Eraldo Pecci ha compiuto settant’anni ed è stato intervistato da Tuttosport. Queste le parole dell’ex giocatore di Torino, Fiorentina, Napoli e Bologna.
L’intervista di Tuttosport ad Eraldo Pecci
“Ci bastava il pallone e si era contentissimi. Ho fatto il mestiere che più mi piaceva, in pratica è come se non avessi mai lavorato: mi sono sempre divertito. Ho faticato, certo, per ottenere quello che ho ottenuto. Ma vedo gente che fatica per mettere da parte i soldi per affittare un campo da tennis e poi faticare di nuovo per giocare… Io faticavo tutti i giorni, certo, ma mi pagavano perché mi divertissi! Sono stato fortunato, sì, anche perché sono sempre capitato in gruppi di ragazzi giovani e bravi che mi hanno aiutato a far bella figura in campo e a crescere umanamente. Eravamo abituati a essere solidali, noi giovani”.
LA SUA CARRIERA
“Se ripenso alla mia carriera, ho vissuto tanti picchi. L’inizio nel Bologna, le prime partite giocate contro quelli che fino al giorno prima erano le mie figurine… Perché se all’improvviso hai davanti a te Suarez o Corso, diventa secondario il risultato… Poi diventi vecchio e trovi tu dei ragazzi che fanno questo mestiere, e ti fanno sentire importante, ti chiedono consigli… Ed è gratificante, credetemi, allargare loro le braccia e aiutarli come un tempo altri fecero con me. Lo sport non è solo cercare di vincere, è anche saper perdere facendo i complimenti all’avversario. Senza buttarti per rubare un rigore la volta dopo, ma cercando di migliorare tu. E ve lo dice uno che ha perso due scudetti con il Toro e la Fiorentina per un nulla…”.

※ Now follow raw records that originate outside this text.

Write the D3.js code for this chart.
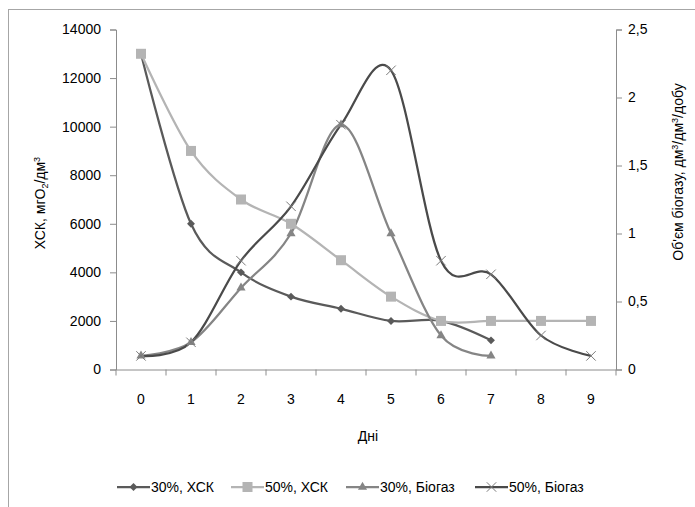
<!DOCTYPE html>
<html>
<head>
<meta charset="utf-8">
<script src="https://cdn.jsdelivr.net/npm/d3@7"></script>
<style>
  body { margin: 0; background: #fff; }
  text { font-family: "Liberation Sans", Arial, sans-serif; fill: #000; }
</style>
</head>
<body>
<div id="grafico"></div>
<script>
// data
var days = [0, 1, 2, 3, 4, 5, 6, 7, 8, 9];
var xsk30 = [13000, 6000, 4000, 3000, 2500, 2000, 2000, 1200];
var xsk50 = [13000, 9000, 7000, 6000, 4500, 3000, 2000, 2000, 2000, 2000];
var bio30 = [0.1, 0.2, 0.6, 1.0, 1.8, 1.0, 0.25, 0.1];
var bio50 = [0.1, 0.2, 0.8, 1.2, 1.8, 2.2, 0.8, 0.7, 0.25, 0.1];
var leftTicks = [0, 2000, 4000, 6000, 8000, 10000, 12000, 14000];
var rightTicks = [0, 0.5, 1, 1.5, 2, 2.5];

var W = 695, H = 507;
var margin = {top: 29.5, left: 116, right: 79, bottom: 137.5};
var width = W - margin.left - margin.right,
    height = H - margin.top - margin.bottom;

var svgRoot = d3.select("#grafico").append("svg")
  .attr("width", W).attr("height", H);

// outer border (chart area frame)
svgRoot.append("rect")
  .attr("x", 8.5).attr("y", 9.5)
  .attr("width", W + 20).attr("height", H + 20)
  .attr("fill", "none").attr("stroke", "#a6a6a6").attr("stroke-width", 1);

var svg = svgRoot.append("g")
  .attr("transform", "translate(" + margin.left + "," + margin.top + ")");

var x = d3.scaleBand().domain(days).range([0, width]);
var xc = function(i) { return x(days[i]) + x.bandwidth() / 2; };
var y = d3.scaleLinear().domain([0, 14000]).range([height, 0]);
var y2 = d3.scaleLinear().domain([0, 2.5]).range([height, 0]);

var axisColor = "#8c8c8c";

// X axis
var gx = svg.append("g")
  .attr("transform", "translate(0," + height + ")")
  .call(d3.axisBottom(x).tickSize(0).tickPadding(25));
gx.select(".domain").attr("stroke", axisColor);
gx.selectAll("text").attr("font-size", 14).attr("fill", "#000");
// tick marks between categories
svg.append("g").selectAll("line")
  .data(d3.range(days.length + 1))
  .enter().append("line")
  .attr("x1", function(d) { return d * x.step(); })
  .attr("x2", function(d) { return d * x.step(); })
  .attr("y1", height).attr("y2", height + 6)
  .attr("stroke", axisColor);

// left axis
var gy = svg.append("g")
  .call(d3.axisLeft(y).tickValues(leftTicks).tickSize(6).tickPadding(9).tickFormat(d3.format("d")));
gy.selectAll("path, line").attr("stroke", axisColor);
gy.selectAll("text").attr("font-size", 14).attr("fill", "#000");

// right axis
var gy2 = svg.append("g")
  .attr("transform", "translate(" + width + ",0)")
  .call(d3.axisRight(y2).tickValues(rightTicks).tickSize(6).tickPadding(6)
    .tickFormat(function(d) { return String(d).replace(".", ","); }));
gy2.selectAll("path, line").attr("stroke", axisColor);
gy2.selectAll("text").attr("font-size", 14).attr("fill", "#000");

// axis titles
var tl = svgRoot.append("text")
  .attr("transform", "translate(45,203) rotate(-90)")
  .attr("text-anchor", "middle").attr("font-size", 14);
tl.append("tspan").text("ХСК, мгО");
tl.append("tspan").attr("font-size", 9).attr("dy", 3).text("2");
tl.append("tspan").attr("dy", -3).text("/дм");
tl.append("tspan").attr("font-size", 9).attr("dy", -5).text("3");

var tr = svgRoot.append("text")
  .attr("transform", "translate(683,172) rotate(-90)")
  .attr("text-anchor", "middle").attr("font-size", 14);
tr.append("tspan").text("Об'єм біогазу, дм");
tr.append("tspan").attr("font-size", 9).attr("dy", -5).text("3");
tr.append("tspan").attr("dy", 5).text("/дм");
tr.append("tspan").attr("font-size", 9).attr("dy", -5).text("3");
tr.append("tspan").attr("dy", 5).text("/добу");

svgRoot.append("text")
  .attr("x", 368).attr("y", 441)
  .attr("text-anchor", "middle").attr("font-size", 14)
  .text("Дні");

// series
var series = [
  {name: "30%, ХСК", values: xsk30, scale: y, color: "#5a5a5a", marker: "diamond"},
  {name: "50%, ХСК", values: xsk50, scale: y, color: "#b4b4b4", marker: "square"},
  {name: "30%, Біогаз", values: bio30, scale: y2, color: "#858585", marker: "triangle"},
  {name: "50%, Біогаз", values: bio50, scale: y2, color: "#4a4a4a", marker: "cross"}
];

function drawMarker(g, type, cx, cy, color) {
  if (type === "diamond") {
    g.append("path").attr("d", d3.symbol(d3.symbolDiamond2, 40)())
      .attr("transform", "translate(" + cx + "," + cy + ")").attr("fill", color);
  } else if (type === "square") {
    g.append("rect").attr("x", cx - 5).attr("y", cy - 5)
      .attr("width", 10).attr("height", 10).attr("fill", color);
  } else if (type === "triangle") {
    g.append("path").attr("d", d3.symbol(d3.symbolTriangle2, 60)())
      .attr("transform", "translate(" + cx + "," + cy + ")").attr("fill", color);
  } else {
    g.append("path").attr("d", d3.symbol(d3.symbolX, 60)())
      .attr("transform", "translate(" + cx + "," + cy + ")")
      .attr("fill", "none").attr("stroke", "#7a7a7a").attr("stroke-width", 1);
  }
}

series.forEach(function(s) {
  svg.append("path")
    .datum(s.values)
    .attr("fill", "none")
    .attr("stroke", s.color)
    .attr("stroke-width", 2.25)
    .attr("d", d3.line()
      .curve(d3.curveCardinal.tension(0))
      .x(function(d, i) { return xc(i); })
      .y(function(d) { return s.scale(d); }));
});

series.forEach(function(s) {
  var g = svg.append("g");
  s.values.forEach(function(v, i) {
    drawMarker(g, s.marker, xc(i), s.scale(v), s.color);
  });
});

// legend
var legendX = [117, 231, 346, 475];
var lg = svgRoot.append("g");
series.forEach(function(s, i) {
  var lx = legendX[i], ly = 487;
  lg.append("line")
    .attr("x1", lx).attr("x2", lx + 33)
    .attr("y1", ly).attr("y2", ly)
    .attr("stroke", s.color).attr("stroke-width", 2.25);
  drawMarker(lg, s.marker, lx + 16.5, ly, s.color);
  lg.append("text")
    .attr("x", lx + 34).attr("y", ly + 5)
    .attr("font-size", 14)
    .text(s.name);
});
</script>
</body>
</html>
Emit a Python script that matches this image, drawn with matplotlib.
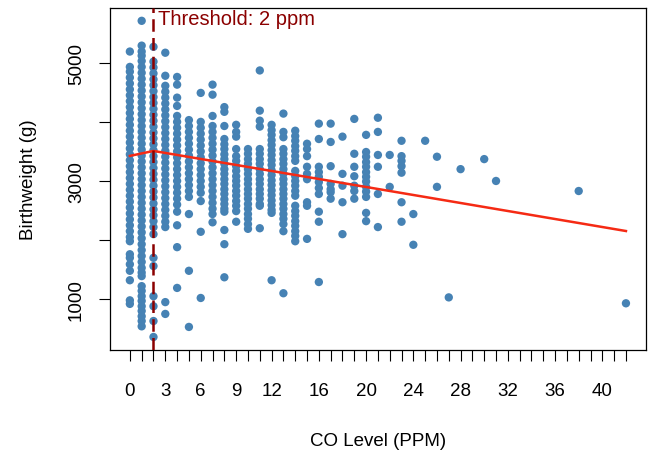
import matplotlib
matplotlib.use("Agg")
import matplotlib.pyplot as plt
import numpy as np

plt.rcParams["font.family"] = ["Liberation Sans", "DejaVu Sans"]

bw_co0 = [5190, 4930, 4850, 4750, 4650, 4550, 4450, 4350, 4250, 4150, 4050, 3950,
          3850, 3750, 3650, 3550, 3450, 3350, 3250, 3150, 3050, 2950, 2850, 2750,
          2650, 2550, 2450, 2350, 2250, 2150, 2050, 1980, 1760, 1700, 1590, 1480,
          1320, 980, 920]
bw_co1 = [5710, 5290, 5190, 5120, 5030, 4930, 4830, 4730, 4630, 4530, 4430, 4330,
          4230, 4130, 4030, 3930, 3830, 3730, 3630, 3530, 3430, 3330, 3230, 3130,
          3030, 2930, 2830, 2730, 2630, 2530, 2430, 2330, 2230, 2130, 2030, 1930,
          1830, 1730, 1630, 1530, 1450, 1390, 1220, 1140, 1050, 970, 880, 800, 710,
          630, 540]
bw_co2 = [5270, 5020, 4920, 4820, 4720, 4620, 4520, 4420, 4320, 4220, 4120, 4020,
          3920, 3820, 3720, 3620, 3520, 3420, 3320, 3220, 3120, 3020, 2920, 2820,
          2720, 2620, 2520, 2420, 2320, 2220, 2100, 1700, 1560, 1050, 880, 630, 360]
bw_co3 = [5170, 4780, 4610, 4510, 4410, 4310, 4210, 4110, 4010, 3910, 3810, 3710,
          3610, 3510, 3410, 3310, 3210, 3110, 3010, 2910, 2810, 2710, 2610, 2510,
          2410, 2310, 2220, 950, 750]
bw_co4 = [4760, 4630, 4410, 4270, 4100, 4000, 3900, 3800, 3700, 3600, 3500, 3400,
          3300, 3200, 3100, 3000, 2900, 2800, 2700, 2600, 2480, 2250, 1880, 1190]
bw_co5 = [4030, 3930, 3830, 3730, 3630, 3530, 3430, 3330, 3230, 3130, 3030, 2930,
          2830, 2730, 2440, 1480, 530]
bw_co6 = [4490, 4000, 3900, 3800, 3700, 3600, 3500, 3400, 3300, 3200, 3100, 3000,
          2900, 2800, 2660, 2140, 1020]
bw_co7 = [4630, 4460, 4100, 3930, 3830, 3730, 3630, 3530, 3430, 3330, 3230, 3130,
          3030, 2930, 2830, 2730, 2630, 2530, 2440, 2300]
bw_co8 = [4250, 4170, 3930, 3710, 3620, 3540, 3450, 3370, 3290, 3200, 3120, 3030,
          2950, 2860, 2780, 2690, 2610, 2530, 2480, 2170, 1930, 1370]
bw_co9 = [3950, 3830, 3750, 3540, 3420, 3340, 3250, 3170, 3080, 3000, 2920, 2830,
          2750, 2660, 2580, 2490, 2310]
bw_co10 = [3540, 3460, 3370, 3290, 3200, 3120, 3030, 2950, 2860, 2780, 2700, 2610,
           2530, 2440, 2360, 2270, 2190]
bw_co11 = [4870, 4190, 4020, 3920, 3540, 3460, 3370, 3290, 3200, 3120, 3030, 2950,
           2860, 2780, 2700, 2610, 2580, 2200]
bw_co12 = [3950, 3860, 3780, 3690, 3610, 3520, 3440, 3350, 3270, 3180, 3100, 3010,
           2930, 2840, 2760, 2670, 2590, 2510, 2460, 1320]
bw_co13 = [4140, 3830, 3740, 3540, 3460, 3370, 3290, 3200, 3120, 3030, 2950, 2860,
           2780, 2700, 2610, 2530, 2440, 2360, 2270, 2150, 1100]
bw_co14 = [3850, 3760, 3680, 3590, 3510, 3420, 3340, 3170, 3080, 3000, 2920, 2830,
           2750, 2580, 2490, 2410, 2320, 2240, 2150, 2070, 1980]
bw_co15 = [3630, 3540, 3420, 3240, 3120, 3030, 2640, 2580, 2020]
bw_co16 = [3970, 3710, 3240, 3150, 3070, 2980, 2880, 2780, 2480, 2310, 1290]
bw_co17 = [3970, 3660, 3250, 2950, 2860, 2810, 2700]
bw_co18 = [3750, 3120, 2920, 2640, 2100]
bw_co19 = [4050, 3460, 3240, 3080, 2920, 2830, 2700]
bw_co20 = [3780, 3490, 3410, 3320, 3240, 3150, 3070, 2990, 2900, 2820, 2730, 2460, 2320]
bw_co21 = [4070, 3830, 3440, 3240, 2780, 2220]
bw_co22 = [3440, 2900]
bw_co23 = [3680, 3420, 3340, 3250, 3140, 2640, 2310]
bw_co24 = [2440, 1920]
bw_co25 = [3680]
bw_co26 = [3410, 2900]
bw_co27 = [1030]
bw_co28 = [3200]
bw_co30 = [3370]
bw_co31 = [3000]
bw_co38 = [2830]
bw_co42 = [930]

co_levels = [0, 1, 2, 3, 4, 5, 6, 7, 8, 9, 10, 11, 12, 13, 14, 15, 16, 17, 18, 19,
             20, 21, 22, 23, 24, 25, 26, 27, 28, 30, 31, 38, 42]
bw_groups = [bw_co0, bw_co1, bw_co2, bw_co3, bw_co4, bw_co5, bw_co6, bw_co7, bw_co8,
             bw_co9, bw_co10, bw_co11, bw_co12, bw_co13, bw_co14, bw_co15, bw_co16,
             bw_co17, bw_co18, bw_co19, bw_co20, bw_co21, bw_co22, bw_co23, bw_co24,
             bw_co25, bw_co26, bw_co27, bw_co28, bw_co30, bw_co31, bw_co38, bw_co42]

# segmented fit with break at the threshold
fit_x = [0, 2, 42]
fit_y = [3424, 3508, 2153]
threshold = 2

xtick_labels = [0, 3, 6, 9, 12, 16, 20, 24, 28, 32, 36, 40]

co = np.concatenate([[c] * len(g) for c, g in zip(co_levels, bw_groups)])
bw = np.concatenate(bw_groups)

fig = plt.figure(figsize=(6.51, 4.52), dpi=100)
ax = fig.add_axes([0.169, 0.2235, 0.823, 0.757])

ax.scatter(co, bw, s=36, color="#4682B4", edgecolors="none", zorder=2)
ax.plot(fit_x, fit_y, color="#F52A14", lw=1.8, zorder=3)
ax.axvline(threshold, color="#8B0000", lw=1.8, ls=(0, (5, 2.5)), zorder=4)
ax.text(threshold + 0.35, 5750, "Threshold: 2 ppm", color="#8B0000",
        fontsize=14.5, va="center", ha="left")

ax.set_xlim(-1.68, 43.68)
ax.set_ylim(140, 5930)

ticks = np.arange(0, 43)
ax.set_xticks(ticks)
ax.set_xticklabels([str(t) if t in xtick_labels else "" for t in ticks])
ax.set_yticks([1000, 2000, 3000, 4000, 5000])
ax.set_yticklabels(["1000", "", "3000", "", "5000"], rotation=90, va="center")

ax.tick_params(axis="both", direction="out", length=8, width=0.8, labelsize=13.5)
ax.tick_params(axis="x", pad=15)
ax.tick_params(axis="y", pad=10)
for sp in ax.spines.values():
    sp.set_linewidth(0.9)

ax.set_xlabel("CO Level (PPM)", fontsize=13.5, labelpad=24)
ax.set_ylabel("Birthweight (g)", fontsize=13.5, labelpad=22)

fig.savefig("out.png", dpi=100)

“In questi giorni penso di nuovo tanto a Diego. Il processo sulla morte di Maradona sta facendo emergere cose terribili e il mio cuore è ferito. Io ricordo un amico vero, sempre a disposizione degli ultimi. Chi lo ha conosciuto non può non amarlo. L’ultima volta che lo sentii, mi disse per l’ennesima volta: “Vienimi a trovare, dai!”. Ricordo la mia risposta, per la mia paura di volare: “Diego, quando costruiranno un ponte dall’Europa al Sud America, prenderò l’auto e verrò da te”. Povero Diego, povero amico mio”.
“Il calcio mi ha accompagnato per tutta la vita e io non potrò mai trattarlo male, il calcio. E aggiungo un’altra cosa. Nella vita bisogna anche saper prendersi in giro. In questo arco del mio percorso esistenziale ho visto che i più bravi sono quelli più disponibili e che si prendono meno sul serio. E che non dicono mai io, io, io, anche se potrebbero dirlo un sacco di volte”.
L’Amore per il Torino:
“Chiudo con un sentimento forte per il Toro. Non voglio cadere nella retorica, ho amato tutte le mie maglie, per esempio il Bologna è stato l’inizio e la fine della mia carriera e il mio affetto rossoblù è enorme, ma la storia granata è davvero unica e aver vissuto quel periodo meraviglioso nel Toro di Pianelli con tantissime persone fantastiche rappresenta l’amore, nel mio cuore. Tutti noi, Campioni d’Italia dopo il Grande Torino: società, squadra, tifosi. Il Toro ti resta dentro in modo indelebile. E vorrei anche che fosse rispettato per sempre”.